### [Raw records]
+++

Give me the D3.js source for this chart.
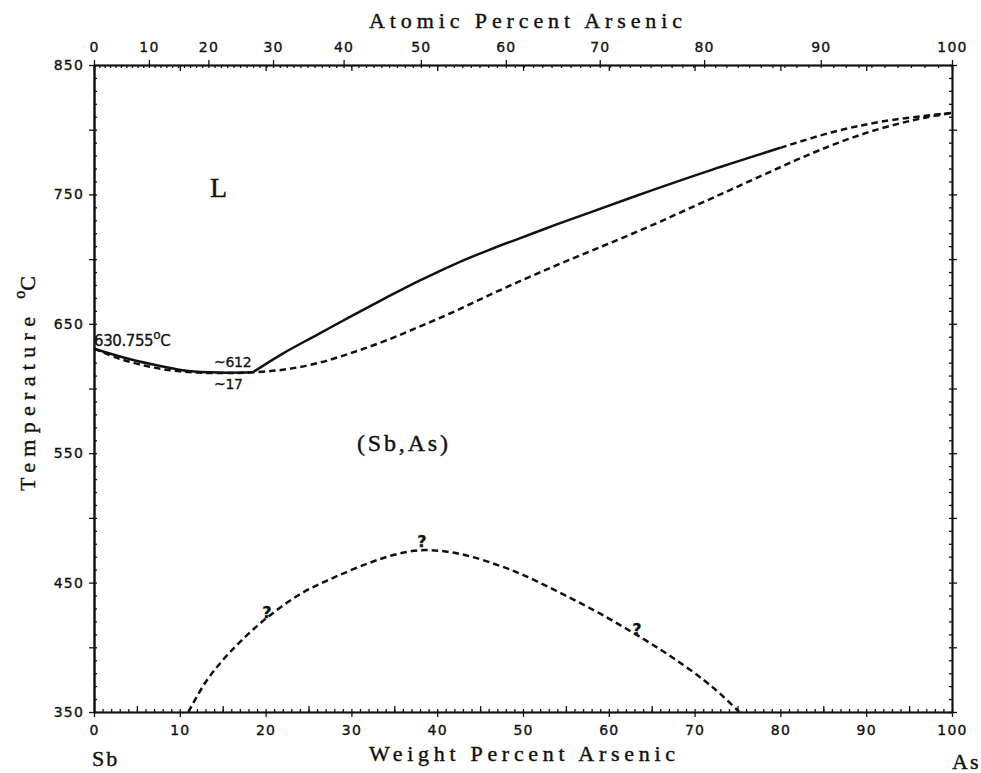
<!DOCTYPE html>
<html><head><meta charset="utf-8">
<script src="https://cdn.jsdelivr.net/npm/d3@7"></script>
<style>
body{margin:0;background:#fff;}
svg{display:block;}
.tick text{font-family:"DejaVu Sans",sans-serif;font-size:14px;fill:#111;stroke:#111;stroke-width:0.35px;letter-spacing:1.2px;}
</style></head>
<body>
<svg id="chart" width="981" height="773"></svg>
<script>
// ---- data (weight % As, temperature °C) ----
const wtTicks = [0,10,20,30,40,50,60,70,80,90,100];
const atTicks = [0,10,20,30,40,50,60,70,80,90,100];
const tempTicks = [350,450,550,650,750,850];

// liquidus, solid part (two branches meeting at the minimum)
const liqLowWt = [0, 4, 8, 11, 14.5, 18.5];
const liqLowT  = [630.755, 623, 617, 613.5, 612.3, 612.5];
const liqUpWt  = [18.5, 22, 26, 30, 34, 38, 42, 46, 50, 54, 58, 64.5, 72, 80];
const liqUpT   = [612.5, 627, 641.5, 656, 670, 683.5, 696, 707, 717, 727, 736.5, 752, 769, 786];
// liquidus, dashed continuation
const liqDashWt = [80, 86, 92, 100];
const liqDashT  = [786, 798, 806.5, 813];
// solidus (dashed)
const solWt = [0, 3, 6, 9, 12, 15, 18, 22, 26, 30, 34, 38, 42, 46, 50, 54, 58, 62, 66, 70, 74, 78, 82, 86, 90, 94, 97, 100];
const solT  = [630.755, 623, 617.5, 614, 612.3, 612, 612.3, 614.5, 619.5, 627.5, 637, 648, 659.5, 672, 684, 695.5, 706.5, 717.5, 729, 741, 753, 765, 777, 788, 797.5, 805, 809.5, 813];
// miscibility gap (dashed)
const gapWt = [11, 13, 15, 17, 20, 24, 28, 32, 35, 38, 41, 44, 47.3, 50, 53, 56, 59, 62, 65, 68, 71, 73, 75.2];
const gapT  = [350, 373, 390, 404, 422, 441, 454, 465, 471.5, 475, 474, 470, 463, 456, 446.5, 436.5, 426, 414.5, 402.5, 389.5, 375, 364, 350];

const MAs = 74.9216, MSb = 121.76;
function atToWt(a){ return 100*a*MAs/(a*MAs + (100-a)*MSb); }

// ---- layout ----
const L=94, R=952, T=65, B=712;
const svg = d3.select("#chart");
const x = d3.scaleLinear().domain([0,100]).range([L,R]);
const y = d3.scaleLinear().domain([350,850]).range([B,T]);
const atDom = d3.range(0,101,1);
const xAt = d3.scaleLinear().domain(atDom).range(atDom.map(a=>x(atToWt(a))));

const ax = svg.append("g");
function styleAxis(g){
  g.selectAll(".domain").attr("stroke","#111").attr("stroke-width",1.7);
  g.selectAll(".tick line").attr("stroke","#111").attr("stroke-width",1.3);
  return g;
}
// bottom (weight %)
styleAxis(ax.append("g").attr("transform",`translate(0,${B})`)
  .call(d3.axisBottom(x).tickValues(wtTicks).tickSize(5).tickSizeOuter(0).tickPadding(8).tickFormat(d3.format("d"))));
styleAxis(ax.append("g").attr("transform",`translate(0,${B})`)
  .call(d3.axisTop(x).tickValues(d3.range(0,101,1)).tickSize(3).tickSizeOuter(0).tickFormat("")));
styleAxis(ax.append("g").attr("transform",`translate(0,${B})`)
  .call(d3.axisTop(x).tickValues(d3.range(5,100,10)).tickSize(6).tickSizeOuter(0).tickFormat("")));
// top (atomic %)
styleAxis(ax.append("g").attr("transform",`translate(0,${T})`)
  .call(d3.axisTop(xAt).tickValues(atTicks).tickSize(5).tickSizeOuter(0).tickPadding(8).tickFormat(d3.format("d"))));
styleAxis(ax.append("g").attr("transform",`translate(0,${T})`)
  .call(d3.axisBottom(xAt).tickValues(d3.range(0,101,1)).tickSize(3).tickSizeOuter(0).tickFormat("")));
styleAxis(ax.append("g").attr("transform",`translate(0,${T})`)
  .call(d3.axisBottom(x).tickValues(wtTicks).tickSize(6).tickSizeOuter(0).tickFormat("")));
// left
styleAxis(ax.append("g").attr("transform",`translate(${L},0)`)
  .call(d3.axisLeft(y).tickValues(tempTicks).tickSize(5).tickSizeOuter(0).tickPadding(5).tickFormat(d3.format("d"))));
styleAxis(ax.append("g").attr("transform",`translate(${L},0)`)
  .call(d3.axisLeft(y).tickValues(d3.range(400,850,100)).tickSize(5).tickSizeOuter(0).tickFormat("")));
styleAxis(ax.append("g").attr("transform",`translate(${L},0)`)
  .call(d3.axisRight(y).tickValues(d3.range(350,851,10)).tickSize(3).tickSizeOuter(0).tickFormat("")));
// right
styleAxis(ax.append("g").attr("transform",`translate(${R},0)`)
  .call(d3.axisRight(y).tickValues(d3.range(350,851,50)).tickSize(5).tickSizeOuter(0).tickFormat("")));
styleAxis(ax.append("g").attr("transform",`translate(${R},0)`)
  .call(d3.axisLeft(y).tickValues(d3.range(350,851,10)).tickSize(3).tickSizeOuter(0).tickFormat("")));

// ---- curves ----
const line = d3.line().x(d=>x(d[0])).y(d=>y(d[1])).curve(d3.curveCatmullRom.alpha(0.5));
const zip = (a,b)=>a.map((v,i)=>[v,b[i]]);
const plot = svg.append("g").attr("fill","none").attr("stroke","#111").attr("stroke-linecap","butt");
const dash = "6.5,4";
plot.append("path").attr("d",line(zip(solWt,solT))).attr("stroke-width",2.5).attr("stroke-dasharray",dash);
plot.append("path").attr("d",line(zip(liqLowWt,liqLowT))).attr("stroke-width",2.5);
plot.append("path").attr("d",line(zip(liqUpWt,liqUpT))).attr("stroke-width",2.5);
plot.append("path").attr("d",line(zip(liqDashWt,liqDashT))).attr("stroke-width",2.5).attr("stroke-dasharray",dash);
plot.append("path").attr("d",line(zip(gapWt,gapT))).attr("stroke-width",2.5).attr("stroke-dasharray",dash);

// ---- text ----
const serif = "'Liberation Serif','DejaVu Serif',serif";
const txt = svg.append("g").attr("fill","#111").attr("stroke","#111").attr("stroke-width",0.4);
txt.append("text").attr("x",369).attr("y",28).attr("font-family",serif).attr("font-size",22)
  .attr("textLength",313).attr("lengthAdjust","spacing").text("Atomic Percent Arsenic");
txt.append("text").attr("x",369).attr("y",761).attr("font-family",serif).attr("font-size",22)
  .attr("textLength",306).attr("lengthAdjust","spacing").text("Weight Percent Arsenic");
txt.append("text").attr("x",92).attr("y",766).attr("font-family",serif).attr("font-size",22)
  .attr("letter-spacing",2).text("Sb");
txt.append("text").attr("x",952).attr("y",769).attr("font-family",serif).attr("font-size",22)
  .attr("letter-spacing",2).text("As");
const yt = txt.append("text").attr("transform","translate(35,491) rotate(-90)")
  .attr("font-family",serif).attr("font-size",22);
yt.append("tspan").attr("textLength",174).attr("lengthAdjust","spacing").text("Temperature");
yt.append("tspan").attr("dx",12).attr("dy",-10).attr("font-size",16).text("o");
yt.append("tspan").attr("dy",10).text("C");

txt.append("text").attr("x",210).attr("y",197).attr("font-family",serif).attr("font-size",28).text("L");
txt.append("text").attr("x",357).attr("y",451).attr("font-family",serif).attr("font-size",24)
  .attr("textLength",91).attr("lengthAdjust","spacing").text("(Sb,As)");

const sans = "'DejaVu Sans',sans-serif";
const small = svg.append("g").attr("fill","#111").attr("stroke","#111").attr("stroke-width",0.3);
const mp = small.append("text").attr("x",94).attr("y",346).attr("font-family",sans).attr("font-size",15).attr("letter-spacing",-0.4);
mp.append("tspan").text("630.755");
mp.append("tspan").attr("dy",-7).attr("font-size",12).text("o");
mp.append("tspan").attr("dy",7).text("C");
small.append("text").attr("x",214).attr("y",367).attr("font-family",sans).attr("font-size",14).attr("letter-spacing",-0.3).text("~612");
small.append("text").attr("x",214).attr("y",389).attr("font-family",sans).attr("font-size",14).attr("letter-spacing",-0.3).text("~17");
[[267,618],[422,547],[637,635]].forEach(p=>{
  small.append("text").attr("x",p[0]).attr("y",p[1]).attr("text-anchor","middle")
    .attr("font-family",sans).attr("font-size",16).attr("font-weight","bold").text("?");
});
</script>
</body></html>
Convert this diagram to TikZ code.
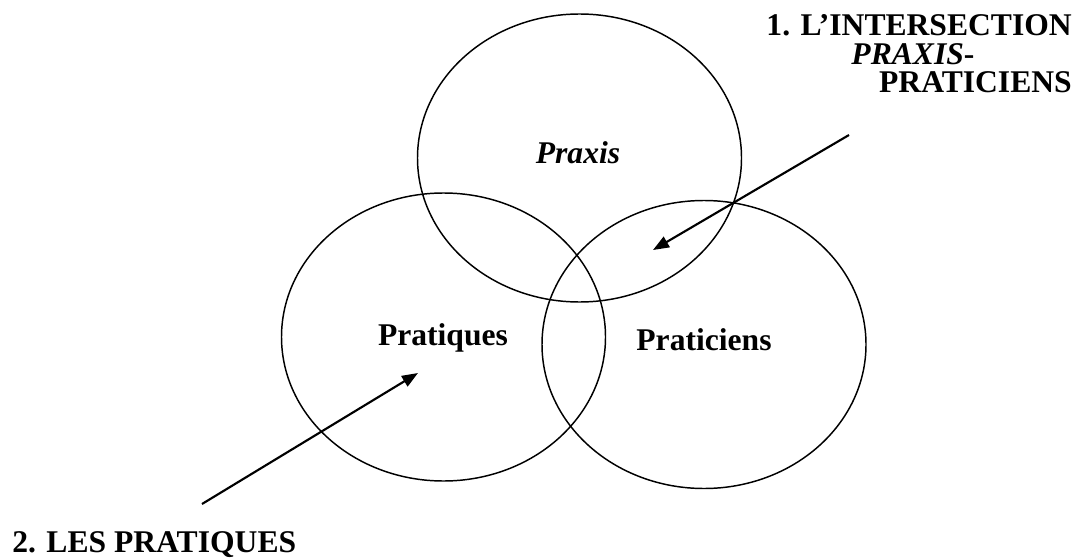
\documentclass[tikz,border=0pt]{standalone}
\usepackage{fontspec}
\setmainfont{Liberation Serif}
\usetikzlibrary{shapes.geometric,arrows.meta}
\tikzset{every picture/.style={>={Triangle[length=12pt,width=9pt]}},
  set/.style={draw,ellipse,line width=1.1pt,minimum width=243pt,minimum height=216pt,inner sep=0pt},
  word/.style={font=\fontsize{23.7}{21.4}\selectfont\bfseries,inner sep=0pt},
  pointer/.style={->,line width=1.6pt}}

\begin{document}
\begin{tikzpicture}[x=0.75pt,y=-0.75pt]
  \useasboundingbox (0,0) rectangle (1078,560);
  \node[set] (praxis) at (579.5,158) {};
  \node[set] (pratiques) at (443.5,337) {};
  \node[set] (praticiens) at (704,344.5) {};
  \node[word,anchor=base] (praxistxt) at (578,163) {\itshape Praxis};
  \node[word,anchor=base] (pratiquestxt) at (443,345) {Pratiques};
  \node[word,anchor=base] (praticienstxt) at (704,350) {Praticiens};
  \node[word,anchor=north east,align=right] (inter) at (1072,14.5)
    {1. L’INTERSECTION\\ {\itshape PRAXIS}-\rule{73pt}{0pt}\\ PRATICIENS};
  \node[word,anchor=base west] (les) at (12,552) {2. LES PRATIQUES};
  \coordinate (from1) at (849,135);
  \coordinate (to1) at (653,250);
  \coordinate (from2) at (202,504);
  \coordinate (to2) at (418,373);
  \draw [pointer] (from1) -- (to1);
  \draw [pointer] (from2) -- (to2);
\end{tikzpicture}
\end{document}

+++

### [Exercise brief]
Repeat word for word the lines above, from the first entry through the line containing "return 100*a*MAs/(a*MAs +", with both ends kept and the pictures dropped.

### [Finished exercise]
Give me the D3.js source for this chart.
<!DOCTYPE html>
<html><head><meta charset="utf-8">
<script src="https://cdn.jsdelivr.net/npm/d3@7"></script>
<style>
body{margin:0;background:#fff;}
svg{display:block;}
.tick text{font-family:"DejaVu Sans",sans-serif;font-size:14px;fill:#111;stroke:#111;stroke-width:0.35px;letter-spacing:1.2px;}
</style></head>
<body>
<svg id="chart" width="981" height="773"></svg>
<script>
// ---- data (weight % As, temperature °C) ----
const wtTicks = [0,10,20,30,40,50,60,70,80,90,100];
const atTicks = [0,10,20,30,40,50,60,70,80,90,100];
const tempTicks = [350,450,550,650,750,850];

// liquidus, solid part (two branches meeting at the minimum)
const liqLowWt = [0, 4, 8, 11, 14.5, 18.5];
const liqLowT  = [630.755, 623, 617, 613.5, 612.3, 612.5];
const liqUpWt  = [18.5, 22, 26, 30, 34, 38, 42, 46, 50, 54, 58, 64.5, 72, 80];
const liqUpT   = [612.5, 627, 641.5, 656, 670, 683.5, 696, 707, 717, 727, 736.5, 752, 769, 786];
// liquidus, dashed continuation
const liqDashWt = [80, 86, 92, 100];
const liqDashT  = [786, 798, 806.5, 813];
// solidus (dashed)
const solWt = [0, 3, 6, 9, 12, 15, 18, 22, 26, 30, 34, 38, 42, 46, 50, 54, 58, 62, 66, 70, 74, 78, 82, 86, 90, 94, 97, 100];
const solT  = [630.755, 623, 617.5, 614, 612.3, 612, 612.3, 614.5, 619.5, 627.5, 637, 648, 659.5, 672, 684, 695.5, 706.5, 717.5, 729, 741, 753, 765, 777, 788, 797.5, 805, 809.5, 813];
// miscibility gap (dashed)
const gapWt = [11, 13, 15, 17, 20, 24, 28, 32, 35, 38, 41, 44, 47.3, 50, 53, 56, 59, 62, 65, 68, 71, 73, 75.2];
const gapT  = [350, 373, 390, 404, 422, 441, 454, 465, 471.5, 475, 474, 470, 463, 456, 446.5, 436.5, 426, 414.5, 402.5, 389.5, 375, 364, 350];

const MAs = 74.9216, MSb = 121.76;
function atToWt(a){ return 100*a*MAs/(a*MAs + (100-a)*MSb); }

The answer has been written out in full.